At this point, I would like to discuss the case of CD Projekt RED who has famously embraced the removal of any DRM/anti-piracy measures from their games. While I think their intentions are laudable, I think they will ultimately end up hurting the industry in the long-term. CD Projekt RED’s major releases (The Witcher and its sequel) have met with both critical and commercial success. As such, they are the poster child for how anti-piracy measures are unnecessary to ensure significant profit. Further, some of their success has been attributed to their piracy stance drumming up goodwill within the community. While this is undoubtedly true, I suspect this goodwill spreading industry-wide is a mirage. If every publisher removed their anti-piracy measures tomorrow I don’t think we would suddenly see an uptick in sales across the board. CD Projekt RED has tapped into an ‘anti-DRM’ sentiment amongst the community that can only spread so far; consumers have opted to purchase their products because of their piracy stance instead of others (it is not as though consumers suddenly have more money because of CD Projekt RED’s piracy stance). What this means is that if every company implemented a similar attitude towards piracy, CD Projekt RED would probably lose those goodwill sales to other companies. If this were the case, then all companies would be on equal footing and sales attrition due to piracy would still exist. The concern is that if other companies feel they need to dump anti-piracy measures in order to compete, the perceived increase in profits would be coming at the expense of another company as opposed to the pirate. I do not think it is inconceivable that if every company removed anti-piracy measures from their game, larger publishers would take a fairly significant hit based on the dumb “they make enough money anyways” logic and overall industry-wide sales would drop (as mentioned above, this is also ultimately bad for the consumer).
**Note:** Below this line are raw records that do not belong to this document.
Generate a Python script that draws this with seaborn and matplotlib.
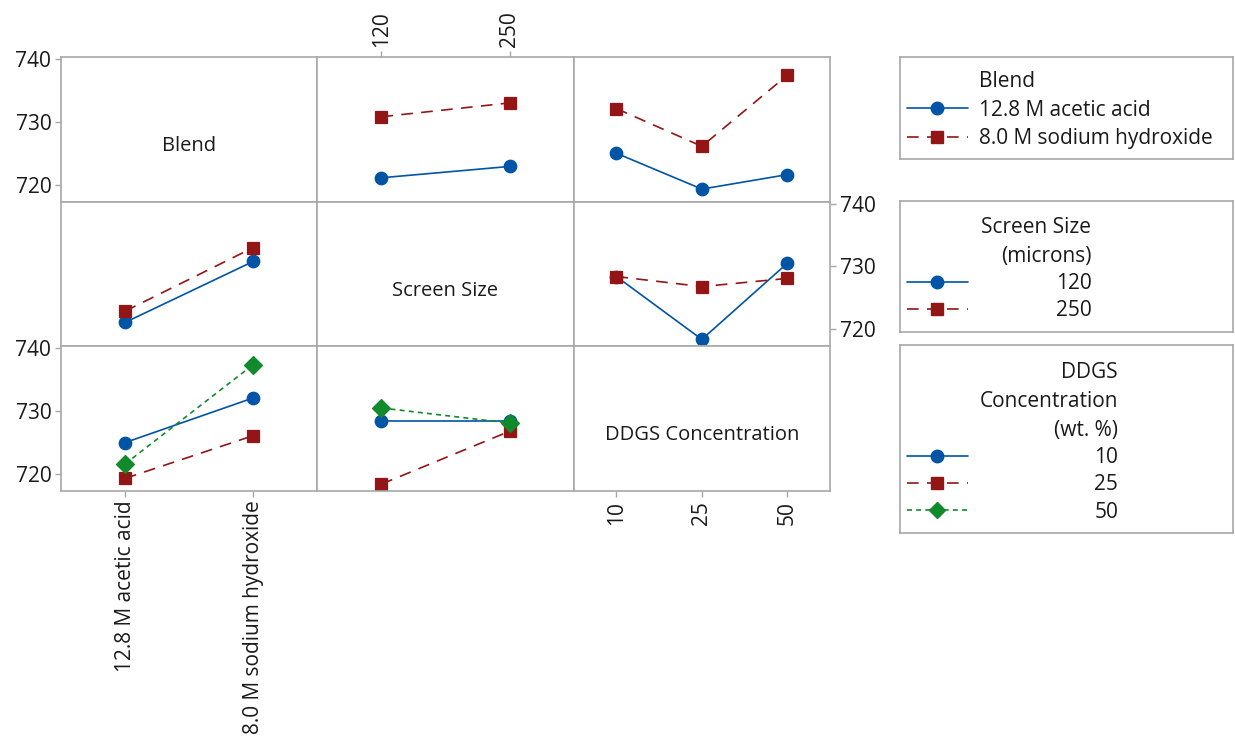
import numpy as np
import pandas as pd
import matplotlib
matplotlib.use("Agg")
import matplotlib.pyplot as plt
from matplotlib.lines import Line2D
import seaborn as sns

blend_levels = ["12.8 M acetic acid", "8.0 M sodium hydroxide"]
screen_levels = ["120", "250"]
ddgs_levels = ["10", "25", "50"]

# cell means, Blend x Screen Size
acetic_by_screen = [721.1, 722.9]
naoh_by_screen = [730.8, 733.0]
# Blend x DDGS Concentration
acetic_by_ddgs = [725.0, 719.3, 721.6]
naoh_by_ddgs = [732.1, 726.1, 737.4]
# Screen Size x DDGS Concentration
s120_by_ddgs = [728.4, 718.4, 730.5]
s250_by_ddgs = [728.4, 726.8, 728.1]

diag_names = ["Blend", "Screen Size", "DDGS Concentration"]

bs = pd.DataFrame({"Blend": np.repeat(blend_levels, 2),
                   "Screen": screen_levels * 2,
                   "Y": acetic_by_screen + naoh_by_screen})
bd = pd.DataFrame({"Blend": np.repeat(blend_levels, 3),
                   "DDGS": ddgs_levels * 2,
                   "Y": acetic_by_ddgs + naoh_by_ddgs})
sd = pd.DataFrame({"Screen": np.repeat(screen_levels, 3),
                   "DDGS": ddgs_levels * 2,
                   "Y": s120_by_ddgs + s250_by_ddgs})

factors = ["Blend", "Screen", "DDGS"]
levels = {"Blend": blend_levels, "Screen": screen_levels, "DDGS": ddgs_levels}
tables = {frozenset(("Blend", "Screen")): bs,
          frozenset(("Blend", "DDGS")): bd,
          frozenset(("Screen", "DDGS")): sd}

colors = ["#0054A6", "#931515", "#118A2B"]
markers = ["o", "s", "D"]
lstyles = ["-", (0, (7, 5)), (0, (3, 2.5))]
msizes = [9, 8.5, 8]

sns.set_theme(style="white")
plt.rcParams["font.family"] = ["Open Sans", "DejaVu Sans"]
plt.rcParams["text.color"] = "#1a1a1a"
grey = "#a8a8a8"
FS = 15

fig = plt.figure(figsize=(12.35, 7.40), dpi=100)
W, H = 1235, 740
axes = fig.subplots(3, 3, gridspec_kw=dict(left=61 / W, right=830 / W, top=1 - 57 / H,
                                           bottom=1 - 491 / H, wspace=0, hspace=0))

for r in range(3):
    for c in range(3):
        ax = axes[r, c]
        xf = factors[c]
        if r != c:
            hf = factors[r]
            n = len(levels[hf])
            sns.pointplot(data=tables[frozenset((xf, hf))], x=xf, y="Y", hue=hf,
                          order=levels[xf], hue_order=levels[hf],
                          palette=colors[:n], markers=markers[:n], linestyles=lstyles[:n],
                          errorbar=None, legend=False, ax=ax,
                          markersize=9, linewidth=1.2)
        else:
            ax.text(0.5, 0.385, diag_names[r], transform=ax.transAxes,
                    ha="center", va="center", fontsize=14.5)
        ax.set_xlim(-0.5, len(levels[xf]) - 0.5)
        ax.set_ylim(717.3, 740.3)
        ax.set_xlabel("")
        ax.set_ylabel("")
        ax.set_yticks([720, 730, 740])
        ax.set_xticks(range(len(levels[xf])))
        ax.set_xticklabels(levels[xf])
        for sp in ax.spines.values():
            sp.set_color(grey)
            sp.set_linewidth(1.2)
        ax.tick_params(left=False, bottom=False, labelleft=False, labelbottom=False,
                       length=4, width=1, color=grey, labelsize=FS, labelcolor="#1a1a1a")

# Minitab-style alternating axes
for ax in (axes[0, 0], axes[2, 0]):
    ax.tick_params(left=True, labelleft=True, pad=3)
axes[1, 2].tick_params(right=True, labelright=True, pad=3)
axes[0, 1].tick_params(top=True, labeltop=True, labelrotation=90, axis="x", pad=3)
for ax in (axes[2, 0], axes[2, 2]):
    ax.tick_params(axis="x", bottom=True, labelbottom=True, labelrotation=90, pad=3)

# legend boxes
def legend_box(y0, y1):
    lax = fig.add_axes([900 / W, 1 - y1 / H, 333 / W, (y1 - y0) / H])
    lax.set_xticks([])
    lax.set_yticks([])
    for sp in lax.spines.values():
        sp.set_color(grey)
        sp.set_linewidth(1.2)
    return lax

def handle(i):
    return Line2D([], [], color=colors[i], marker=markers[i], linestyle=lstyles[i],
                  lw=1.2, markersize=msizes[i])

blank = Line2D([], [], color="none")
common = dict(loc="upper left", frameon=False, fontsize=FS, handlelength=2.95,
              borderpad=0, borderaxespad=0)

lax = legend_box(57, 159)
lax.legend([blank, handle(0), handle(1)], ["Blend"] + blend_levels,
           bbox_to_anchor=(0.02, 0.86), handletextpad=0.5, labelspacing=0.36, **common)

lax = legend_box(201, 332)
leg = lax.legend([handle(0), handle(1)], screen_levels, title="Screen Size\n(microns)",
                 alignment="right", bbox_to_anchor=(0.02, 0.88), title_fontsize=FS,
                 handletextpad=4.2, labelspacing=0.3, **common)
leg.get_title().set_multialignment("right")
leg.get_title().set_linespacing(1.5)

lax = legend_box(345, 533)
leg = lax.legend([handle(0), handle(1), handle(2)], ddgs_levels,
                 title="DDGS\nConcentration\n(wt. %)", alignment="right",
                 bbox_to_anchor=(0.02, 0.91), title_fontsize=FS,
                 handletextpad=6.05, labelspacing=0.3, **common)
leg.get_title().set_multialignment("right")
leg.get_title().set_linespacing(1.5)

fig.savefig("out.png", dpi=100)
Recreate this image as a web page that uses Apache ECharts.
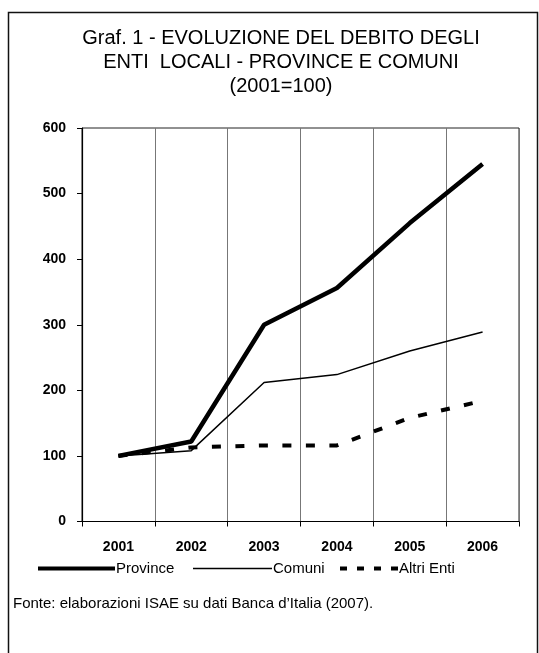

The Luke Warm Pee Spot in the Pool
So, if both overly-aggressive and non-existent anti-piracy measures are bad, then that leaves the Goldilocks “just right” middle zone. As stated before, I think that no matter what DRM is implemented, someone somewhere is going to circumvent it. Thus, I think the goal of DRM should be to make a game sufficiently difficult to pirate to protect the crucial launch sales period instead of attempting to be a permanent barrier. I do not have a perfect solution that fits here but I think some examples can be shown that are along the right lines. The solution of developers releasing their own hacked versions to popular pirating sources is semi-effective and hilarious. In these cases, a would-be pirate downloads the game only to find that the difficulty has been increased to absurd levels or all of the dialogue is replaced with text about how piracy is evil. This creates the situation where only the pirate is affected and the legitimate purchaser is totally unscathed. The problem here is that even the hacked versions will eventually be ‘fixed’ by pirates but hopefully the trap versions of the game would create enough early confusion in the pirate community to protect launch sales. Another option is the tried and true cd-key method. This requires the user to possess a key code bundled with the game in order to install the software. However, these keys rely on an algorithm and have proven to be easily mimicked/circumvented. Again, the idea here is that the algorithm takes a bit of time to crack thus protecting early sales. Finally, a solution whereby strong server-checking DRM is implemented only for a few months and then patched out of the game later protects sales during the most critical period while ensuring that a legitimate purchaser will not suddenly lose access to their game years later when the servers are shut off. This, of course, does not eliminate the potential for server jams while the DRM is active.

In the end, I think most people will agree that piracy is bad for the games industry and that overall lower sales ultimately equate to inferior products and worse choice for the consumer. Strong anti-piracy measures, such as always online requirements, alienate consumers whereas no anti-piracy measures could lead to an industry wide downturn. Ultimately some median between the two ought to be reached for the betterment of all.